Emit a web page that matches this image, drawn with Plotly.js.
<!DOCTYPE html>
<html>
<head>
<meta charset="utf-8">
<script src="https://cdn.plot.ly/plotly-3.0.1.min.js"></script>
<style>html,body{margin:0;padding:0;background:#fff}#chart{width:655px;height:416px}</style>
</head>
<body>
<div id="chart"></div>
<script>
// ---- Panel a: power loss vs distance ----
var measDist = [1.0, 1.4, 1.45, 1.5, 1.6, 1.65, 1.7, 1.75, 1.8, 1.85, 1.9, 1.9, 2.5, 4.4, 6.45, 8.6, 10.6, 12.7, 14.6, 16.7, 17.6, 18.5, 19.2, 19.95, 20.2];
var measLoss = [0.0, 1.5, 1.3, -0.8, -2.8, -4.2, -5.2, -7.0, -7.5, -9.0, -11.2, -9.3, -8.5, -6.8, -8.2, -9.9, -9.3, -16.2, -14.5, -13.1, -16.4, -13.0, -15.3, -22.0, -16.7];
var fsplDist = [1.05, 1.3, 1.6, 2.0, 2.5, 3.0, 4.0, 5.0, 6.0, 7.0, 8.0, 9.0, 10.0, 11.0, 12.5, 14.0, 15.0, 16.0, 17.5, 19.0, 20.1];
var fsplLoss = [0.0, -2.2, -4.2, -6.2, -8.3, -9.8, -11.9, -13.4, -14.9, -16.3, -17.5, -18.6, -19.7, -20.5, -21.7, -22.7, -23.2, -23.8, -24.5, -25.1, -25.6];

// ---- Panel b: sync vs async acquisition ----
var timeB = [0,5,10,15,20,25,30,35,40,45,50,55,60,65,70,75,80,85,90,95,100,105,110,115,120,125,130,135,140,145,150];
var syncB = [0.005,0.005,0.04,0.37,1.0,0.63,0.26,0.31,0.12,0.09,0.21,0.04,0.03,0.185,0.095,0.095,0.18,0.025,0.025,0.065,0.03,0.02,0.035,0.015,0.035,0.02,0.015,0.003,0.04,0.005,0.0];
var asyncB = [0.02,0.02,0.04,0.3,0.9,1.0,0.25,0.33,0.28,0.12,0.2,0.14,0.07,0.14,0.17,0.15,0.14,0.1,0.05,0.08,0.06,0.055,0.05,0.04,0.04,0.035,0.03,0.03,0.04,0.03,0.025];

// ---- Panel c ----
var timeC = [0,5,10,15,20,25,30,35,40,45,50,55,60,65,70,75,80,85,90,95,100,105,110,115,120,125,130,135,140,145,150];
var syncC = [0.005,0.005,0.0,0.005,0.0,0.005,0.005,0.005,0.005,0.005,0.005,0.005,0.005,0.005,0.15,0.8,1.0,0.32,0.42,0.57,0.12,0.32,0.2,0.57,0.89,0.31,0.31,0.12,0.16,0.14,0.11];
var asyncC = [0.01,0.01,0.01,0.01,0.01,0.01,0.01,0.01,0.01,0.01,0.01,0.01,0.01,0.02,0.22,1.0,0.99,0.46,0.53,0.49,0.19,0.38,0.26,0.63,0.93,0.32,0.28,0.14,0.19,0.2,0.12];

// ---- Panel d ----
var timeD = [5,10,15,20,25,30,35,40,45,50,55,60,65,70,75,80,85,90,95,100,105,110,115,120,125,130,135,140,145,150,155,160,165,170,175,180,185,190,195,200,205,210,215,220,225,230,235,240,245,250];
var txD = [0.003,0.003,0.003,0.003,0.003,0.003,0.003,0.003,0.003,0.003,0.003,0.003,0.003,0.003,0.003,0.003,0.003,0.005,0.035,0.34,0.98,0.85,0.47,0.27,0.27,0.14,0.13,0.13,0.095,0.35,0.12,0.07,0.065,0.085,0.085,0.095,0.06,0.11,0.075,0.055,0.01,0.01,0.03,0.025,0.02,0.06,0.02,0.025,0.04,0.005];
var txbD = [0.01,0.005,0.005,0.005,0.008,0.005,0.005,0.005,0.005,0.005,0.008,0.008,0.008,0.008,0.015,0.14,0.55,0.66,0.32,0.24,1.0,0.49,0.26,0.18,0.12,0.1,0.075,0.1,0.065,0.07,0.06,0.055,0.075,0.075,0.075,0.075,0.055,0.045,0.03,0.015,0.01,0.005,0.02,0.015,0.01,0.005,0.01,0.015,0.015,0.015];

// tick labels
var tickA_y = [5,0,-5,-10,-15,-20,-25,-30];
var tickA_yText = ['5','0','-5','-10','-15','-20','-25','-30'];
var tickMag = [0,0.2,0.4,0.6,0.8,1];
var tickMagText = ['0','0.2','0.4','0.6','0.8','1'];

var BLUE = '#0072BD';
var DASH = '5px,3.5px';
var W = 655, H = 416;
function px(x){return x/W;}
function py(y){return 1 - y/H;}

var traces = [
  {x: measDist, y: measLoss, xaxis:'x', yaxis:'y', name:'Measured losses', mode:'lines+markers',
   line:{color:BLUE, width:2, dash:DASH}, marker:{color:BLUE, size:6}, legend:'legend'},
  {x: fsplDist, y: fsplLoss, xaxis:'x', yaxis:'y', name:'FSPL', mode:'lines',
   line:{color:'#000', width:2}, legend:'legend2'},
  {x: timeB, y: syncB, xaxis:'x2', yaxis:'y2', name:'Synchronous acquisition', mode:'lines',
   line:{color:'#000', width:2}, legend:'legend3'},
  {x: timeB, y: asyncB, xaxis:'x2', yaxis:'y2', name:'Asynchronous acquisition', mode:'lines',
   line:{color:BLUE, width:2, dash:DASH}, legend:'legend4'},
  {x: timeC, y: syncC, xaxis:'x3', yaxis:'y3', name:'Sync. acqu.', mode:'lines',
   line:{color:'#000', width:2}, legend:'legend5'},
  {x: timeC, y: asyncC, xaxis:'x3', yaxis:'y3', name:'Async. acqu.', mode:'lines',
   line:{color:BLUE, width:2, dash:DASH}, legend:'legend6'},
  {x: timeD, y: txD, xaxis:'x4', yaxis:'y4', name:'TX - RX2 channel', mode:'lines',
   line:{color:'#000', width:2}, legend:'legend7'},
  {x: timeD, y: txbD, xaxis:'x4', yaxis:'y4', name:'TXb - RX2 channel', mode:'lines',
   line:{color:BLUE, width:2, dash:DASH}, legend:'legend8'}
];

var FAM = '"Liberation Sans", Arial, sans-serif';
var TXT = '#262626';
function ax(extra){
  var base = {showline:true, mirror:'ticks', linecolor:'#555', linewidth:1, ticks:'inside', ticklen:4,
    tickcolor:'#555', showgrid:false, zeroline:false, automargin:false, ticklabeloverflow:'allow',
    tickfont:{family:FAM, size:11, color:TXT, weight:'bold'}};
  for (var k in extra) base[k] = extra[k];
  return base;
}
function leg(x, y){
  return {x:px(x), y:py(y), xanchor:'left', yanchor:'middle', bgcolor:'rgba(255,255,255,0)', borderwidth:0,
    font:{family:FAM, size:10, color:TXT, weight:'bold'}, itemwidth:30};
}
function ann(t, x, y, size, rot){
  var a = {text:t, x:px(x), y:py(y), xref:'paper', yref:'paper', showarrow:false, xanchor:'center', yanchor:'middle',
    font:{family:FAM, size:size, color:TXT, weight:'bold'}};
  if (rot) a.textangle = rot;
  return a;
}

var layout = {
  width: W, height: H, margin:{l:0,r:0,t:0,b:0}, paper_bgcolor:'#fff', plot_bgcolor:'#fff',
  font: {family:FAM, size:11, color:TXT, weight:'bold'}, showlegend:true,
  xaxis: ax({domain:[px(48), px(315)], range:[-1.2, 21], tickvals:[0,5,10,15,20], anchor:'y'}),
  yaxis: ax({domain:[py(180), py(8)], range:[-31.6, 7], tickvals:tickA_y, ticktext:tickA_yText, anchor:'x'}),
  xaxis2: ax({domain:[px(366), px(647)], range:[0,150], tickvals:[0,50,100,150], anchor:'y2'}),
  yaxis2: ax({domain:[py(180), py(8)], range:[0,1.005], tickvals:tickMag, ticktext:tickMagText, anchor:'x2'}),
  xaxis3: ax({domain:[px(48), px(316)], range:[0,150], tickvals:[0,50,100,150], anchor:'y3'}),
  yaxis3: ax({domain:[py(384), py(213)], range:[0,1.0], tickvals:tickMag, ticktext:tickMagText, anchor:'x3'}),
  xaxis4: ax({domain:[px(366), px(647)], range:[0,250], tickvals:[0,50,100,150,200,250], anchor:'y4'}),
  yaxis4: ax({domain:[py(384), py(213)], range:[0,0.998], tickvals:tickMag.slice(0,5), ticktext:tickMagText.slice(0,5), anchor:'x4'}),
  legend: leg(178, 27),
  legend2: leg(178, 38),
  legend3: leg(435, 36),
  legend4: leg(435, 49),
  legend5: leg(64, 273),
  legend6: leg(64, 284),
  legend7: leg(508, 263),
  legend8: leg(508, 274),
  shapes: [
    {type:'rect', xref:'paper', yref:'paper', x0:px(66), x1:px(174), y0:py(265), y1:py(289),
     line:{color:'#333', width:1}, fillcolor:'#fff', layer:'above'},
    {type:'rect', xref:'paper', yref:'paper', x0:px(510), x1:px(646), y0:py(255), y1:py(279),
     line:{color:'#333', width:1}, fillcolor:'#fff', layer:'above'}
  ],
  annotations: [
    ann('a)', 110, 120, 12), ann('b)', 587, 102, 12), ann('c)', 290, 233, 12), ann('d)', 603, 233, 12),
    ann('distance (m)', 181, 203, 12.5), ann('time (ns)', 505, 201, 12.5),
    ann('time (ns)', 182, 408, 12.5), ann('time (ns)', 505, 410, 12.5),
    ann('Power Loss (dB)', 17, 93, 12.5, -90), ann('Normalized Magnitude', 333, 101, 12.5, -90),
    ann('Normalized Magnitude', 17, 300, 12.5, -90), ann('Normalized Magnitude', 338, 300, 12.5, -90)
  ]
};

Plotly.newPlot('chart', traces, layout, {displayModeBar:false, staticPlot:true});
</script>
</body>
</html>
-*-*-
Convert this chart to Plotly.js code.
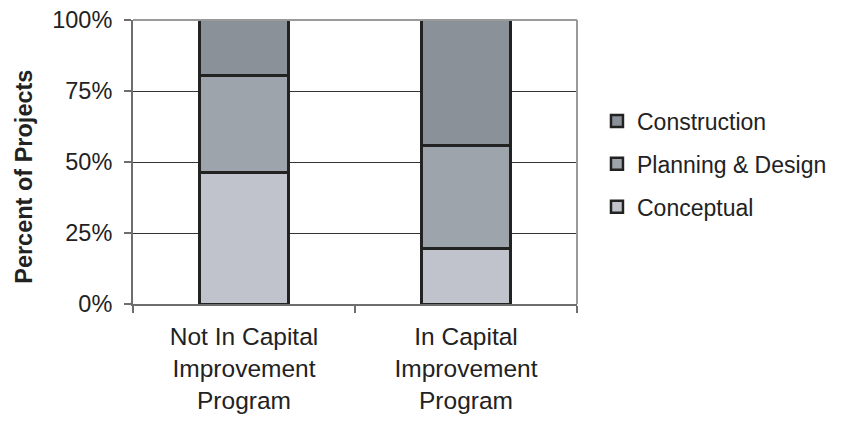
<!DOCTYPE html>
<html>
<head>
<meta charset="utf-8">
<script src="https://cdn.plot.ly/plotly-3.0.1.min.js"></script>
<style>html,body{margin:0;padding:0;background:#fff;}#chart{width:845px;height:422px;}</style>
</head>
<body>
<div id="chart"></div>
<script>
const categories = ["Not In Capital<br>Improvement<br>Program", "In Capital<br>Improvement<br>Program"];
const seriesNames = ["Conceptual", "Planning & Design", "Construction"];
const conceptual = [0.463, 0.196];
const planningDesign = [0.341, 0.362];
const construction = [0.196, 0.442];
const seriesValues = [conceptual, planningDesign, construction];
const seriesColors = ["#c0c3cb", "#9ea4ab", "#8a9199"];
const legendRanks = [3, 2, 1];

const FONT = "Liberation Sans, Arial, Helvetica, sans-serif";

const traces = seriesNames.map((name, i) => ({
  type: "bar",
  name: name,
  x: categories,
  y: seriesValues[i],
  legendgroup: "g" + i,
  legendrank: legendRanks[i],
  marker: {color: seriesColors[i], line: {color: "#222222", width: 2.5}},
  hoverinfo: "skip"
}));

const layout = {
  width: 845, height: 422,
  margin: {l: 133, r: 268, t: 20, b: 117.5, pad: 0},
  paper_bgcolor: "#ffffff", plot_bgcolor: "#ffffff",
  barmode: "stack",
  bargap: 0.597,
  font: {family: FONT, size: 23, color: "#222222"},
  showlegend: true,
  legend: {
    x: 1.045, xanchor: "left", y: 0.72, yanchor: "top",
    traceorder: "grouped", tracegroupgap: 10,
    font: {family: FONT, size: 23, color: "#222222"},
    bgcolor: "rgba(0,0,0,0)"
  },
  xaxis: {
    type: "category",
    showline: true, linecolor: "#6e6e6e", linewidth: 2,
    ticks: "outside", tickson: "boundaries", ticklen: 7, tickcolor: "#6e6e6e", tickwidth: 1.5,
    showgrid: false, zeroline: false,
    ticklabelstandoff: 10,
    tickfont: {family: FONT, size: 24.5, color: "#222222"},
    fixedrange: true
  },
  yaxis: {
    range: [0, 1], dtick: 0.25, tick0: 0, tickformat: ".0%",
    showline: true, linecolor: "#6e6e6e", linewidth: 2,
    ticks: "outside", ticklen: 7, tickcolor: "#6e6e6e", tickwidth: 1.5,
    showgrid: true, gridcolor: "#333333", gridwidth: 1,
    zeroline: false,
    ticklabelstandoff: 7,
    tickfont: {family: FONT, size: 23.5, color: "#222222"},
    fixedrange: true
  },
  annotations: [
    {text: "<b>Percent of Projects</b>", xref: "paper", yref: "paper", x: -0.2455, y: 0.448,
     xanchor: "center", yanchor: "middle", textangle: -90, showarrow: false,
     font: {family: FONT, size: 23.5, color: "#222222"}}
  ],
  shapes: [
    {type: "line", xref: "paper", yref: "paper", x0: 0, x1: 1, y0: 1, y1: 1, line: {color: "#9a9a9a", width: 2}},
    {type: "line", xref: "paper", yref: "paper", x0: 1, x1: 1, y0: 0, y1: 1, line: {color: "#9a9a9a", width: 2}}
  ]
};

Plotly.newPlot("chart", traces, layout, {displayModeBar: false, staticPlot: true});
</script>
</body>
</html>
-*-*-
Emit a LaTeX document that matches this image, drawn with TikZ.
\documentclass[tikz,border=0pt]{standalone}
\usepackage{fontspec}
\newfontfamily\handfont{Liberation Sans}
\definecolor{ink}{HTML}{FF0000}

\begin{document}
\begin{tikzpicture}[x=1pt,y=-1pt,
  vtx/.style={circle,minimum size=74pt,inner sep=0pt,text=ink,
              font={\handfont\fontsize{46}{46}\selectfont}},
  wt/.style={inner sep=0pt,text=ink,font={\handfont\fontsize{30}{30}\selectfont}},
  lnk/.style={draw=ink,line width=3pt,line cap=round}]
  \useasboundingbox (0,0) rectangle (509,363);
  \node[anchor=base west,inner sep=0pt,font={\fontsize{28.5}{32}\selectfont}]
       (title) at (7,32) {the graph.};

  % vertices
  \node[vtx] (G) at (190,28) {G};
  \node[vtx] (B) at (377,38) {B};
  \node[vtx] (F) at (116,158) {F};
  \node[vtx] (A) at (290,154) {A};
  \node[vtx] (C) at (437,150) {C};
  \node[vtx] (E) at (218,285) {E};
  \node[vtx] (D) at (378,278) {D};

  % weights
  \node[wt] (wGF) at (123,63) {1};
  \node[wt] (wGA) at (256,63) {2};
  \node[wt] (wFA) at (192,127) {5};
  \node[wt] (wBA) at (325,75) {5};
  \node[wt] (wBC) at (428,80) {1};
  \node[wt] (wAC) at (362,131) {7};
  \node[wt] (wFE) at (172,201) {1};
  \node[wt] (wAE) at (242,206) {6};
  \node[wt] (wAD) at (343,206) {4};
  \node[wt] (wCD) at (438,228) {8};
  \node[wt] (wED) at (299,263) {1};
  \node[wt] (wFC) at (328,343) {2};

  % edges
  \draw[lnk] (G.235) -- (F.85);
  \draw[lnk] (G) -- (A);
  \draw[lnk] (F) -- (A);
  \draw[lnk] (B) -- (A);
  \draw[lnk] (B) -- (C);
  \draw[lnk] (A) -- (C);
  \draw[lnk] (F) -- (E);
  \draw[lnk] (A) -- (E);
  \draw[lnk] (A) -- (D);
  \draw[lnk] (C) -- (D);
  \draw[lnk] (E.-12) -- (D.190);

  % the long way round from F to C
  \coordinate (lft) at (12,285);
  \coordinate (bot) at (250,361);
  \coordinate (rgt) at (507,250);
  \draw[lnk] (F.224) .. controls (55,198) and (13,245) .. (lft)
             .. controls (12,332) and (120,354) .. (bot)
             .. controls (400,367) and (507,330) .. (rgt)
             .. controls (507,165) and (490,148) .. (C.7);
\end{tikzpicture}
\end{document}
-*-*-
WHAT IS NEEDED -> Begin at the line that has "Emit a LaTeX"; stop after the line that has "(title) at (7,32)". Copy every line in that span exactly.

THE ANSWER ->
Emit a LaTeX document that matches this image, drawn with TikZ.
\documentclass[tikz,border=0pt]{standalone}
\usepackage{fontspec}
\newfontfamily\handfont{Liberation Sans}
\definecolor{ink}{HTML}{FF0000}

\begin{document}
\begin{tikzpicture}[x=1pt,y=-1pt,
  vtx/.style={circle,minimum size=74pt,inner sep=0pt,text=ink,
              font={\handfont\fontsize{46}{46}\selectfont}},
  wt/.style={inner sep=0pt,text=ink,font={\handfont\fontsize{30}{30}\selectfont}},
  lnk/.style={draw=ink,line width=3pt,line cap=round}]
  \useasboundingbox (0,0) rectangle (509,363);
  \node[anchor=base west,inner sep=0pt,font={\fontsize{28.5}{32}\selectfont}]
       (title) at (7,32) {the graph.};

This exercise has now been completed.